Q: How do you integrate local companies into these developments?

A: The cluster is an indispensable tool. We analyzed the role that the Queretaro, Coahuila, Nuevo Leon, Campeche and Chiapas energy clusters played in promoting industrial development in their states. All have variable energy resource potential when compared to Tabasco. We came to the conclusion that integrating our own cluster would lead to statewide success in unifying local enterprises and service providers. This has been done in Europe and they have had considerable economic growth over the last two decades. An energy cluster in Tabasco must be structured in accordance with the complexity of the energy industry in the state, in which all segments of the industry’s value chain are represented. Starting with oil and gas extraction, all the way down the line to commercialization. We can help companies identify the optimum way to offer their services within an industrial framework so they know whom to approach and what aspects of their portfolio to promote to potential clients.

Q: How can you contribute to Tabasco’s energy development?

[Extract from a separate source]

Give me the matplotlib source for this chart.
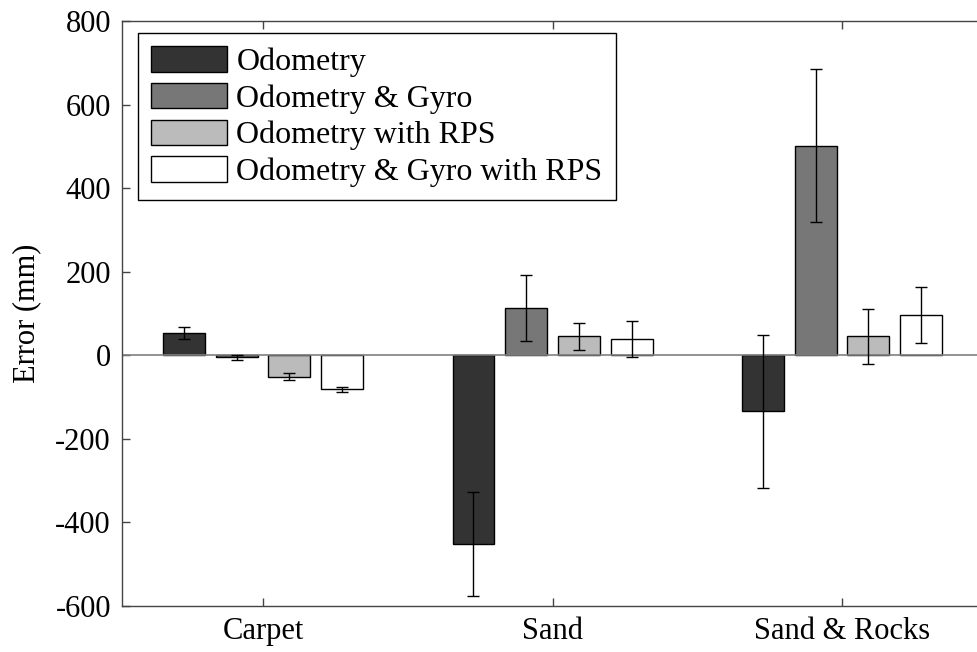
import numpy as np
import matplotlib.pyplot as plt

# Mittlere Fehler und Standardabweichungen je Untergrund (mm)
surfaces = ['Carpet', 'Sand', 'Sand & Rocks']
series = ['Odometry', 'Odometry & Gyro', 'Odometry with RPS', 'Odometry & Gyro with RPS']
odo = [53, -451, -134]
odo_err = [15, 125, 183]
odo_gyro = [-5, 113, 501]
odo_gyro_err = [6, 80, 183]
odo_rps = [-51, 45, 45]
odo_rps_err = [8, 33, 65]
odo_gyro_rps = [-81, 39, 96]
odo_gyro_rps_err = [6, 42, 67]

colors = ['#333333', '#777777', '#bbbbbb', '#ffffff']

plt.rcParams['font.family'] = ['Liberation Serif', 'DejaVu Serif']
plt.rcParams['font.size'] = 22
plt.rcParams['axes.unicode_minus'] = False

fig = plt.figure(figsize=(9.77, 6.52), dpi=100)
ax = fig.add_axes([122 / 977, 1 - 606 / 652, 855 / 977, 585 / 652])

x = np.arange(1, len(surfaces) + 1)
pitch = 0.182
width = 0.145
values = [odo, odo_gyro, odo_rps, odo_gyro_rps]
errors = [odo_err, odo_gyro_err, odo_rps_err, odo_gyro_rps_err]

handles = []
for i, (vals, errs) in enumerate(zip(values, errors)):
    pos = x + (i - 1.5) * pitch
    b = ax.bar(pos, vals, width, color=colors[i], edgecolor='black',
               linewidth=1.0, zorder=2, label=series[i])
    handles.append(b)
    ax.errorbar(pos, vals, yerr=errs, fmt='none', ecolor='black',
                elinewidth=1.0, capsize=4, capthick=1.0, zorder=3)

# Nulllinie
ax.axhline(0, color='#808080', linewidth=1.2, zorder=2.5)

ax.set_xlim(0.513, 3.466)
ax.set_ylim(-600, 800)
ax.set_yticks(np.arange(-600, 801, 200))
ax.set_xticks(x)
ax.set_xticklabels(surfaces)
ax.set_ylabel('Error (mm)', fontsize=22, labelpad=10)

ax.tick_params(direction='in', length=6, width=1, color='#444444',
               top=True, right=False, labelsize=22, pad=8)
for side in ['left', 'bottom', 'top']:
    ax.spines[side].set_color('#444444')
    ax.spines[side].set_linewidth(1.0)
ax.spines['right'].set_visible(False)

leg = ax.legend(handles, series, loc='upper left',
                bbox_to_anchor=(16 / 855, 1 - 12 / 585),
                borderaxespad=0, fontsize=23, frameon=True, fancybox=False,
                edgecolor='black', framealpha=1, handlelength=2.38,
                handleheight=0.85, handletextpad=0.28, labelspacing=0.18,
                borderpad=0.42)
leg.get_frame().set_linewidth(1.0)

fig.savefig('out.png', dpi=100)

A: We can use our social and political voice and influence to lobby public and private institutions to address three main obstacles that limit economic growth. The first challenge to solve is the issue of labor unions. The government must invest time and resources to successfully conclude negotiations with unions so that economic losses from blocked worksites can be mitigated. This is an issue that happens all over the country. The second issue we must tackle is security. This is a nationwide problem which we must address in Tabasco. We do so by establishing a clear communication with the government and by promoting local campaigns from our member companies that seek to engage with communities and deal with issues related to organized crime. The third is what I would refer to as operational culture. Companies in the private sector need support to modernize their operations and embrace management efficiency, establish quality certification control protocols and implement general risk mitigation that includes auditing. As we work to improve these challenges, we ask our regulators to make a similar effort to shorten delivery times.

 

The National Energy Entrepreneurs Council and the Tabasco Energy Cluster seek to promote the growth of Tabasco’s oil and gas sector so as to take full advantage of incoming investment into the industry that can raise the standards of local companies.